Figures: Heinrich Hohenberg and Rudolph Reimer (Heinrich-Pette-Institut, Hamburg).

Analysis of amyloid fribrils of human semen using transmission electron microscopy (TEM); 17,000-times magnified. One part (peptide) of a prostate enzyme of prostatic acid phosphatase (PAP) forms amyloid fibrils in human semen. These significantly enhance infectiousness of HIV-1 under laboratory conditions. It is therefore probable that they support the sexual transmission of HIV-1.

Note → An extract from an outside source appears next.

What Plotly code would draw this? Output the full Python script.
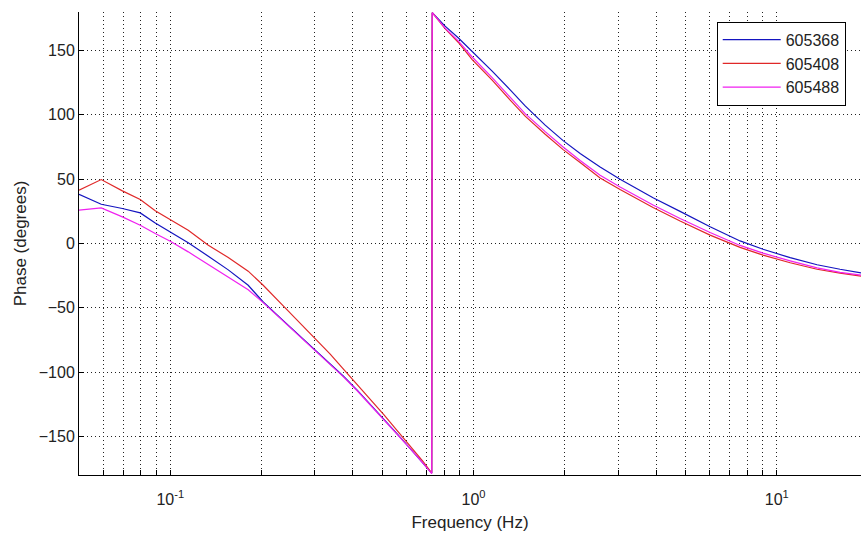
import math
import plotly.graph_objects as go

# Frequency points (Hz) shared by all three measurements
freq_hz = [0.050, 0.0545, 0.0592, 0.0695, 0.0796, 0.0892, 0.100, 0.1146, 0.1335,
           0.1553, 0.1807, 0.2025, 0.2358, 0.2683, 0.2960, 0.3368, 0.3718, 0.4134,
           0.4563, 0.5076, 0.5601, 0.6184, 0.6823, 0.728,
           0.731, 0.806, 0.890, 0.990, 1.152, 1.321, 1.480, 1.723, 1.975, 2.247,
           2.615, 3.043, 3.543, 3.909, 4.800, 6.028, 7.568, 9.01, 11.07, 13.58,
           16.17, 18.96]

phase_605368 = [38.3, 34.0, 30.5, 27.2, 23.8, 16.0, 9.0, 0.5, -9.9,
                -20.5, -32.5, -45.5, -60.0, -72.0, -81.5, -93.5, -103.0, -114.0,
                -125.0, -136.5, -148.0, -159.5, -171.0, -178.5,
                179.5, 169.0, 160.0, 149.5, 134.0, 119.5, 107.0, 92.0, 80.0, 70.0,
                59.5, 50.0, 41.5, 35.5, 25.0, 13.0, 2.0, -4.5, -11.0, -16.5,
                -20.0, -22.8]

phase_605408 = [41.4, 45.5, 49.7, 40.9, 34.2, 25.4, 18.6, 10.3, -1.3,
                -10.9, -21.5, -32.5, -48.5, -62.0, -72.5, -86.0, -97.5, -109.5,
                -121.0, -133.5, -145.5, -157.5, -169.5, -178.5,
                179.5, 167.0, 156.5, 143.0, 127.0, 111.5, 99.0, 85.0, 73.0, 63.0,
                51.0, 42.0, 33.5, 28.0, 17.5, 6.5, -3.0, -9.0, -15.0, -20.0,
                -23.0, -25.4]

phase_605488 = [25.9, 27.0, 27.7, 20.7, 14.2, 7.8, 1.8, -6.5, -16.3,
                -26.4, -36.0, -46.0, -60.5, -72.5, -82.0, -94.0, -103.5, -114.5,
                -125.5, -137.0, -148.0, -159.5, -171.0, -179.0,
                179.5, 167.5, 157.5, 145.0, 129.0, 113.5, 101.0, 87.0, 75.0, 64.5,
                53.0, 44.0, 35.5, 30.0, 19.5, 8.5, -1.5, -7.5, -13.5, -19.0,
                -22.5, -24.6]

series_names = ["605368", "605408", "605488"]
series_colors = ["#1414c0", "#e02828", "#f020f0"]

y_ticks = [-150, -100, -50, 0, 50, 100, 150]
x_major = [0.1, 1, 10]
x_major_text = ["10<sup>-1</sup>", "10<sup>0</sup>", "10<sup>1</sup>"]
x_minor = [0.05, 0.06, 0.07, 0.08, 0.09, 0.2, 0.3, 0.4, 0.5, 0.6, 0.7, 0.8, 0.9,
           2, 3, 4, 5, 6, 7, 8, 9, 20]

fig = go.Figure()
for name, color, vals in zip(series_names, series_colors,
                             [phase_605368, phase_605408, phase_605488]):
    fig.add_trace(go.Scatter(x=freq_hz, y=vals, mode="lines", name=name,
                             line=dict(color=color, width=1.2)))

font_main = "Arial, Liberation Sans, sans-serif"
grid_style = dict(showgrid=True, gridcolor="#222", griddash="1px,3px", gridwidth=1)
fig.update_layout(
    width=861, height=534,
    margin=dict(l=79, r=0, t=12, b=59),
    paper_bgcolor="white", plot_bgcolor="white",
    font=dict(family=font_main, size=16, color="#222"),
    showlegend=True,
    legend=dict(x=0.8155, y=0.979, xanchor="left", yanchor="top",
                bgcolor="white", bordercolor="black", borderwidth=1,
                font=dict(size=16, color="#222"), itemwidth=58,
                tracegroupgap=0),
)
fig.update_xaxes(
    type="log", range=[math.log10(0.05), math.log10(18.96)],
    tickvals=x_major, ticktext=x_major_text,
    ticks="inside", ticklen=5, tickcolor="black",
    minor=dict(tickvals=x_minor, ticks="inside", ticklen=5, tickcolor="black",
               **grid_style),
    **grid_style,
    showline=True, linecolor="black", linewidth=1, mirror=False,
    zeroline=False, automargin=False,
    title=dict(text="Frequency (Hz)", font=dict(size=17), standoff=8),
    tickfont=dict(size=16), ticklabelstandoff=10,
)
fig.update_yaxes(
    range=[-180, 180], tickvals=y_ticks,
    ticks="inside", ticklen=5, tickcolor="black",
    **grid_style,
    showline=True, linecolor="black", linewidth=1, mirror=False,
    zeroline=False, automargin=False,
    title=dict(text="Phase (degrees)", font=dict(size=17), standoff=7),
    tickfont=dict(size=16), ticklabelstandoff=0,
)

fig.write_html("out.html", config={"displayModeBar": False},
               post_script="document.body.style.margin='0';document.body.style.padding='0';")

Figure 2: SEVI: semen-derived enhancer of virus infection. Transmission electron microscopy analysis of EGCG-treated SEVI in a closed system. Corresponding images are arranged side by side. (A) Dissolved EGCG is shown inside the ultrathin sectioned microtubes and at different magnifications. The overview shows the interface between the tube wall (arrow) and the tube's lumen filled with EGCG (magnification: 3000×). EGCG aggregates are organized in different patterns (magnifications: 35,000× and 75,000×). (B) The SEVI solution shows a high density of SEVI-specific amyloid fibrils (magnification: 3,000×). Because of the embedding angle, the fibrils often run out of the section plane (magnification: 28,000×). Nevertheless, their length differs between 30 and 90 nm. (C) Appearance of SEVI after 12 h of incubation in EGCG. The small EGCG aggregates diffused from the outside through the porous membrane into the lumen of the tube covering the surface of the fibrils (magnification: 6,300×). (D) Degradation of the majority of SEVI after 60 h of incubation in 10 mM EGCG.

Figurel A: Intact fibrils have a characteristical filamentous structure.

Figure B: After 60 hrs of incubation in EGCG an ingredient of green tea, fibrils have dissolved almost completely.